Larsson's ultimate goal is to explore reptilian morphological evolution that took place up to 250 million years ago. Most of Larsson's work has concentrated on archosaurian reptiles -- a large group of crocodiles, birds and dinosaurs. He wishes to track one species back to its origin.
"I'd like to get an explicit record of how [a species] has been changing since the beginning of their family tree," he says.
His fossil explorations in Canada's Arctic will examine how various species evolved through the area's climate shift, which passed from hot and arid deserts, to tropical forests and ended with freezing climates.
"Changes to paleo-communities across this climate shift may have relevance to modern ecosystems," he says.
In between trips, Larsson looks forward to helping the Redpath Museum fulfill its mission of educating the general public. He plans on eventually giving weeknight talks on his Arctic explorations.

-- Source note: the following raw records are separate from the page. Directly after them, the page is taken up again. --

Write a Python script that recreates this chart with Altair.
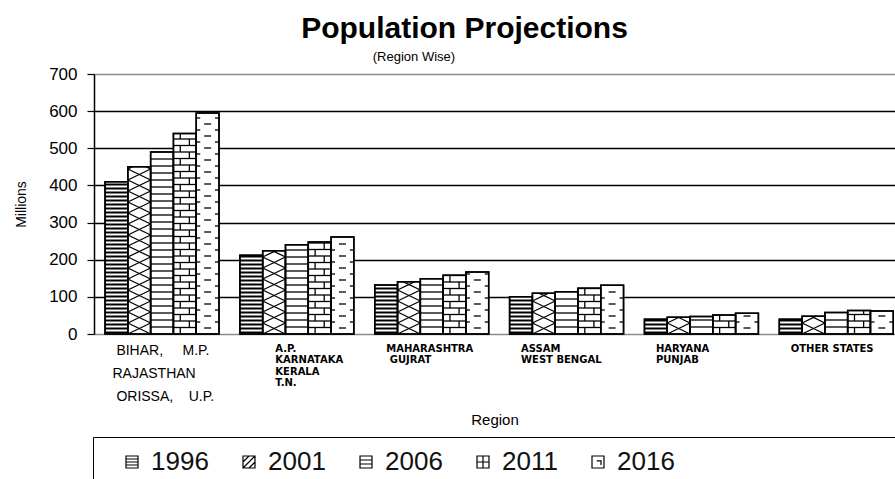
import json
import altair as alt
import pandas as pd

NB = "\u00a0"   # non-breaking space
ZW = "\u200b"   # zero-width space keeps padded strings from being trimmed

# ---- data ---------------------------------------------------------------
region_lines = [
    [ZW + NB + "BIHAR," + NB * 5 + "M.P.", ZW, "RAJASTHAN", ZW, ZW + NB + "ORISSA," + NB * 4 + "U.P."],
    ["A.P.", "KARNATAKA", "KERALA", "T.N."],
    ["MAHARASHTRA", ZW + NB + "GUJRAT"],
    ["ASSAM", "WEST BENGAL"],
    ["HARYANA", "PUNJAB"],
    ["OTHER STATES"],
]
years = ["1996", "2001", "2006", "2011", "2016"]
pop_1996 = [410, 212, 132, 100, 40, 40]
pop_2001 = [450, 224, 141, 110, 45, 48]
pop_2006 = [490, 240, 149, 114, 47, 58]
pop_2011 = [540, 248, 158, 123, 51, 63]
pop_2016 = [595, 261, 167, 131, 56, 62]
series = [pop_1996, pop_2001, pop_2006, pop_2011, pop_2016]
y_ticks = [0, 100, 200, 300, 400, 500, 600, 700]

# ---- layout / style constants --------------------------------------------
W, H = 801, 260
Y_MAX = 700
X_MAX = 5.94
PX_Y = Y_MAX / H          # y data units per pixel
PX_X = X_MAX / W          # x data units per pixel
GAP = 0.082               # space before the first bar of a group
BAR = 0.169               # width of one bar (fraction of a group)

# ---- grouped bar table ----------------------------------------------------
bars = []
for k, yr in enumerate(years):
    for g, v in enumerate(series[k]):
        x0 = g + GAP + k * BAR
        bars.append({"year": yr, "k": k, "g": g, "value": v,
                     "x0": x0, "x1": x0 + BAR, "xc": x0 + BAR / 2})
bars_df = pd.DataFrame(bars)

# ---- fill patterns as line segments inside each bar ---------------------
segs = []


def seg(x, x2, y, y2, kind="thin"):
    segs.append({"x": x, "x2": x2, "y": y, "y2": y2, "kind": kind})


for b in bars:
    x0, x1, v, k = b["x0"], b["x1"], b["value"], b["k"]
    top_px = v / PX_Y
    if k == 0:      # dense horizontal stripes
        ypx = 1.5
        while ypx < top_px - 1:
            seg(x0, x1, ypx * PX_Y, ypx * PX_Y, "thick")
            ypx += 4
    elif k == 1:    # diagonal lattice
        leg = 11.0
        j = 0
        while j * leg < top_px:
            ya, yb = j * leg, (j + 1) * leg
            for phase in (0, 1):
                xs, xe = (x0, x1) if (j + phase) % 2 == 0 else (x1, x0)
                ye = yb
                if yb > top_px:
                    t = (top_px - ya) / leg
                    xe = xs + t * (xe - xs)
                    ye = top_px
                seg(xs, xe, ya * PX_Y, ye * PX_Y)
            j += 1
    elif k == 2:    # wide horizontal lines
        ypx = 7.0
        while ypx < top_px - 1:
            seg(x0, x1, ypx * PX_Y, ypx * PX_Y)
            ypx += 7.0
    elif k == 3:    # brick
        row = 6.5
        r = 0
        while r * row < top_px:
            ya = r * row
            yb = min((r + 1) * row, top_px)
            if ya > 0:
                seg(x0, x1, ya * PX_Y, ya * PX_Y)
            xv = x0 + (0.3 if r % 2 == 0 else 0.7) * (x1 - x0)
            seg(xv, xv, ya * PX_Y, yb * PX_Y)
            r += 1
    else:           # dashes
        xc = (x0 + x1) / 2
        ypx = 6.0
        while ypx < top_px - 1:
            seg(xc - 3.5 * PX_X, xc + 3.5 * PX_X, ypx * PX_Y, ypx * PX_Y)
            ypx += 12.0
        ypx = 12.0
        while ypx < top_px - 1:
            seg(x0, x0 + 4 * PX_X, ypx * PX_Y, ypx * PX_Y)
            seg(x1 - 4 * PX_X, x1, ypx * PX_Y, ypx * PX_Y)
            ypx += 12.0
segs_df = pd.DataFrame(segs)

# ---- scales and axes -----------------------------------------------------
FONT = "Liberation Sans"
x_scale = alt.Scale(domain=[0, X_MAX], nice=False, zero=False)
y_scale = alt.Scale(domain=[0, Y_MAX], nice=False)

x_axis = alt.Axis(
    values=list(range(len(region_lines))),
    labelExpr=json.dumps(region_lines) + "[datum.value]",
    ticks=False, domain=False, grid=False,
    labelAlign="left",
    labelBaseline="top",
    labelOffset={"condition": [{"test": "datum.value == 0", "value": 18},
                               {"test": "datum.value == 1", "value": 46}], "value": 22},
    labelPadding=9,
    labelLineHeight=11.5,
    labelFont={"condition": {"test": "datum.value == 0", "value": FONT}, "value": "DejaVu Sans"},
    labelFontSize={"condition": {"test": "datum.value == 0", "value": 14}, "value": 10},
    labelFontWeight={"condition": {"test": "datum.value == 0", "value": "normal"}, "value": "bold"},
    labelColor="black",
    labelLimit=300,
    labelOverlap=False,
    title="Region",
    titleFont=FONT, titleFontSize=15, titleFontWeight="normal", titleColor="black",
    titlePadding=9,
)

y_axis = alt.Axis(
    values=y_ticks,
    grid=True,
    gridColor={"condition": {"test": "datum.value == 0 || datum.value == 700", "value": "#8a8a8a"},
               "value": "black"},
    gridWidth=1.3,
    domainColor="black", domainWidth=1.5,
    tickColor="black", tickSize=7, tickWidth=1.2,
    labelFont=FONT, labelFontSize=17, labelColor="black", labelPadding=10,
    title="Millions",
    titleFont=FONT, titleFontSize=14, titleFontWeight="normal", titleColor="black",
    titlePadding=20,
)

shapes = [
    "M-1,-1H1V1H-1Z M-1,-0.5H1 M-1,0H1 M-1,0.5H1",
    "M-1,-1H1V1H-1Z M-1,1L1,-1 M-1,0L0,-1 M0,1L1,0",
    "M-1,-1H1V1H-1Z M-1,-0.33H1 M-1,0.33H1",
    "M-1,-1H1V1H-1Z M-1,0H1 M0,-1V1",
    "M-1,-1H1V1H-1Z M-0.2,-0.2H0.5V0.5",
]

legend = alt.Legend(
    orient="none", legendX=-1, legendY=363, direction="horizontal",
    title=None,
    strokeColor="black", fillColor="white", padding=12,
    symbolOffset=14,
    labelFont=FONT, labelFontSize=26, labelColor="#111111", labelOffset=6,
    labelLimit=1000,
    labelExpr="datum.label == '%s' ? datum.label + '%s' : datum.label" % (years[-1], NB * 36 + ZW),
    symbolSize=144, symbolStrokeColor="black", symbolFillColor="white",
    symbolStrokeWidth=1.2, symbolOpacity=1,
    columnPadding=13,
)

# ---- layers --------------------------------------------------------------
bar_layer = alt.Chart(bars_df).mark_bar(
    fill="white", stroke="black", strokeWidth=1.5
).encode(
    x=alt.X("x0:Q", scale=x_scale, axis=x_axis),
    x2="x1:Q",
    y=alt.Y("value:Q", scale=y_scale, axis=y_axis),
    y2=alt.datum(0),
)

thick_layer = alt.Chart(segs_df).transform_filter(
    alt.datum.kind == "thick"
).mark_rule(color="black", strokeWidth=2).encode(
    x=alt.X("x:Q", scale=x_scale, axis=x_axis),
    x2="x2:Q",
    y=alt.Y("y:Q", scale=y_scale, axis=y_axis),
    y2="y2:Q",
)

thin_layer = alt.Chart(segs_df).transform_filter(
    alt.datum.kind == "thin"
).mark_rule(color="black", strokeWidth=1.3).encode(
    x=alt.X("x:Q", scale=x_scale, axis=x_axis),
    x2="x2:Q",
    y=alt.Y("y:Q", scale=y_scale, axis=y_axis),
    y2="y2:Q",
)

outline_layer = alt.Chart(bars_df).mark_bar(
    fillOpacity=0, stroke="black", strokeWidth=1.5
).encode(
    x=alt.X("x0:Q", scale=x_scale, axis=x_axis),
    x2="x1:Q",
    y=alt.Y("value:Q", scale=y_scale, axis=y_axis),
    y2=alt.datum(0),
)

key_layer = alt.Chart(bars_df).mark_point(opacity=0).encode(
    x=alt.X("xc:Q", scale=x_scale, axis=x_axis),
    y=alt.Y("value:Q", scale=y_scale, axis=y_axis),
    shape=alt.Shape("year:N", scale=alt.Scale(domain=years, range=shapes), legend=legend),
)

chart = alt.layer(bar_layer, thick_layer, thin_layer, outline_layer, key_layer).properties(
    width=W,
    height=H,
    title=alt.TitleParams(
        text="Population Projections",
        subtitle="(Region Wise)" + NB * 28 + ZW,
        font=FONT, fontSize=30, fontWeight="bold", color="black",
        subtitleFont=FONT, subtitleFontSize=13, subtitleColor="black",
        subtitlePadding=7, offset=1, anchor="middle", frame="group", dx=-30,
    ),
    autosize=alt.AutoSizeParams(type="none"),
    padding={"left": 94, "top": 74, "right": 0, "bottom": 145},
).configure_view(stroke=None).configure(background="white")

chart.save("out.html", embed_options={"renderer": "svg", "actions": False})
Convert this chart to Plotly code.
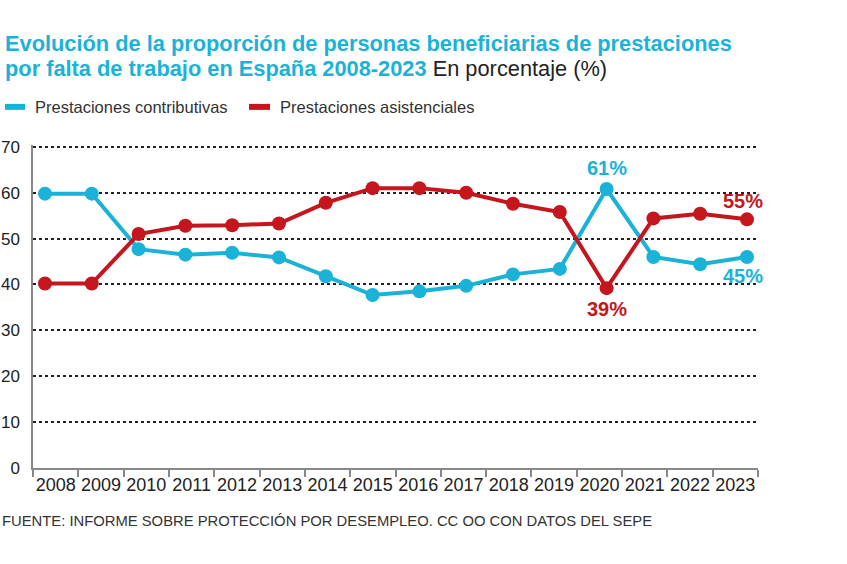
import plotly.graph_objects as go

years = list(range(2008, 2024))
contributivas = [59.8, 59.8, 47.7, 46.5, 46.9, 45.9, 41.8, 37.7, 38.5, 39.7, 42.2, 43.4, 60.8, 46.0, 44.4, 46.0]
asistenciales = [40.2, 40.2, 51.0, 52.8, 52.9, 53.3, 57.8, 61.0, 61.0, 60.0, 57.6, 55.8, 39.2, 54.4, 55.4, 54.2]
series_names = ['Prestaciones contributivas', 'Prestaciones asistenciales']
y_ticks = [0, 10, 20, 30, 40, 50, 60, 70]

BLUE = '#1AB3D7'
RED = '#C5161D'
FONT = 'Liberation Sans'

fig = go.Figure()
for name, vals, col in [(series_names[0], contributivas, BLUE),
                        (series_names[1], asistenciales, RED)]:
    fig.add_trace(go.Scatter(x=years, y=vals, mode='lines+markers', name=name,
                             line=dict(color=col, width=4),
                             marker=dict(color=col, size=14),
                             showlegend=False, cliponaxis=False))

# axis for year labels and boundary ticks
fig.add_trace(go.Scatter(x=[None], y=[None], xaxis='x2', showlegend=False))

# value labels
fig.add_annotation(x=2020, y=contributivas[12], text='<b>61%</b>', showarrow=False,
                   yshift=21, font=dict(color=BLUE, size=20, family=FONT))
fig.add_annotation(x=2020, y=asistenciales[12], text='<b>39%</b>', showarrow=False,
                   yshift=-21, font=dict(color=RED, size=20, family=FONT))
fig.add_annotation(x=2023, y=asistenciales[15], text='<b>55%</b>', showarrow=False,
                   yshift=18, xshift=-4, font=dict(color=RED, size=20, family=FONT))
fig.add_annotation(x=2023, y=contributivas[15], text='<b>45%</b>', showarrow=False,
                   yshift=-19, xshift=-4, font=dict(color=BLUE, size=20, family=FONT))

# title (paper coords; plot area spans y 145..468 px)
fig.add_annotation(xref='paper', yref='paper', x=-0.0414, y=1.313, xanchor='left', yanchor='middle',
                   text='<b>Evolución de la proporción de personas beneficiarias de prestaciones</b>',
                   showarrow=False, font=dict(color=BLUE, size=21.8, family=FONT))
fig.add_annotation(xref='paper', yref='paper', x=-0.0414, y=1.238, xanchor='left', yanchor='middle',
                   text='<b>por falta de trabajo en España 2008-2023</b> '
                        '<span style="color:#222222">En porcentaje (%)</span>',
                   showarrow=False, font=dict(color=BLUE, size=21.8, family=FONT))

# legend
for x0, x1, tx, name, col in [(-0.0386, -0.011, 0.0, series_names[0], BLUE),
                              (0.2979, 0.3269, 0.338, series_names[1], RED)]:
    fig.add_shape(type='line', xref='paper', yref='paper', x0=x0, x1=x1, y0=1.118, y1=1.118,
                  line=dict(color=col, width=6))
    fig.add_annotation(xref='paper', yref='paper', x=tx, y=1.118, xanchor='left', yanchor='middle',
                       text=name, showarrow=False,
                       font=dict(color='#333333', size=16.5, family=FONT))

# source
fig.add_annotation(xref='paper', yref='paper', x=-0.045, y=-0.164, xanchor='left', yanchor='middle',
                   text='FUENTE: INFORME SOBRE PROTECCIÓN POR DESEMPLEO. CC OO CON DATOS DEL SEPE',
                   showarrow=False, font=dict(color='#333333', size=14.8, family=FONT))

fig.update_layout(
    width=847, height=564,
    margin=dict(l=33, r=89, t=145, b=96),
    plot_bgcolor='white', paper_bgcolor='white',
    font=dict(family=FONT, color='#333333', size=17),
    showlegend=False,
    xaxis=dict(range=[2007.744, 2023.235], visible=False, showgrid=False, zeroline=False),
    xaxis2=dict(range=[0, 16], overlaying='x', side='bottom', automargin=False,
                tickvals=[i + 0.5 for i in range(16)], ticktext=[str(y) for y in years],
                ticks='', showgrid=False, zeroline=False,
                showline=True, linecolor='#888888', linewidth=1.5,
                minor=dict(tickvals=list(range(17)), ticks='outside', ticklen=7,
                           tickcolor='#888888', tickwidth=1.5, showgrid=False),
                tickfont=dict(size=18, color='#222222')),
    yaxis=dict(range=[0, 70.4], tickvals=y_ticks, showgrid=True, gridcolor='#222222',
               griddash='dot', gridwidth=1.5, zeroline=False, automargin=False,
               showline=True, linecolor='#888888', linewidth=1.5,
               ticks='', ticklabelstandoff=8, tickfont=dict(size=17, color='#222222')),
)

# page has a default body margin; drop it so the figure sits at the window's corner
fig.write_html('out.html', config={'displayModeBar': False},
               post_script="document.body.style.margin = '0';")
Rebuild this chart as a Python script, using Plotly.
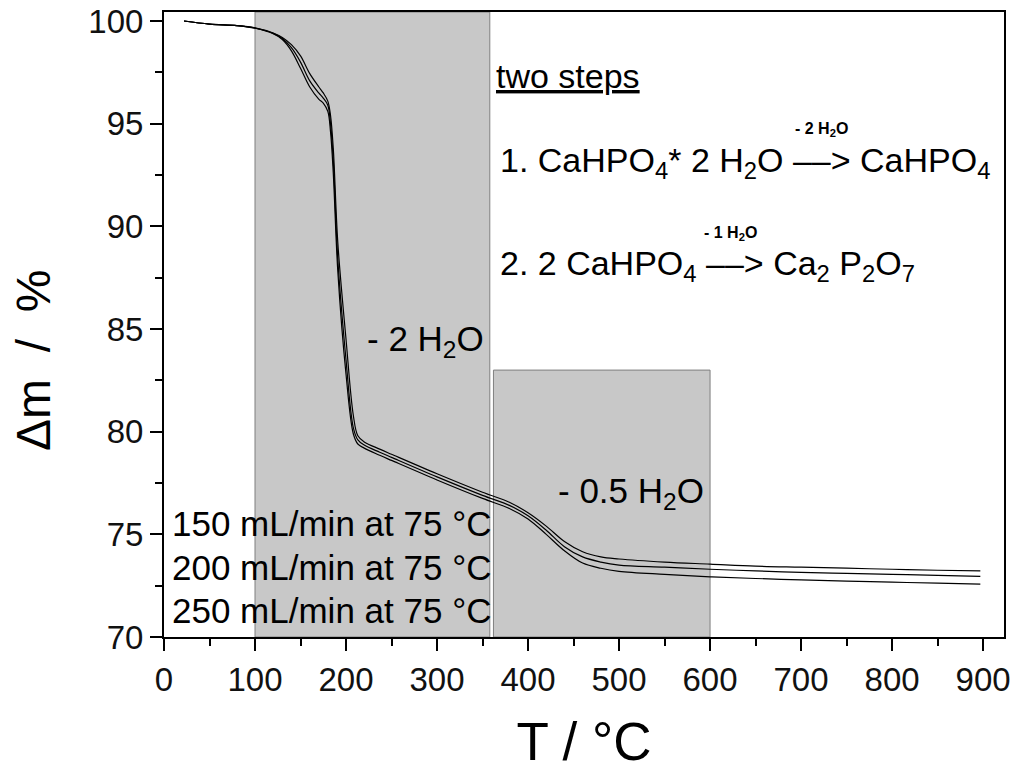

"I'm excited to have an opportunity to present my research to the public," he says. "After all, it's taxpayers who fund grants and universities. It's only fair that people have access to our research and be able to follow our progress."
Academics, he says, have a tremendous amount of intellectual freedom and research possibilities. "That's why we owe it to general society, not just students, to give something back," he says.
Considering recent debates about creationism versus evolution, he's also keen on sharing his findings with Redpath visitors. "Everyone should be exposed to evolution theory," he says. "To avoid evolution theory is to demand ignorance."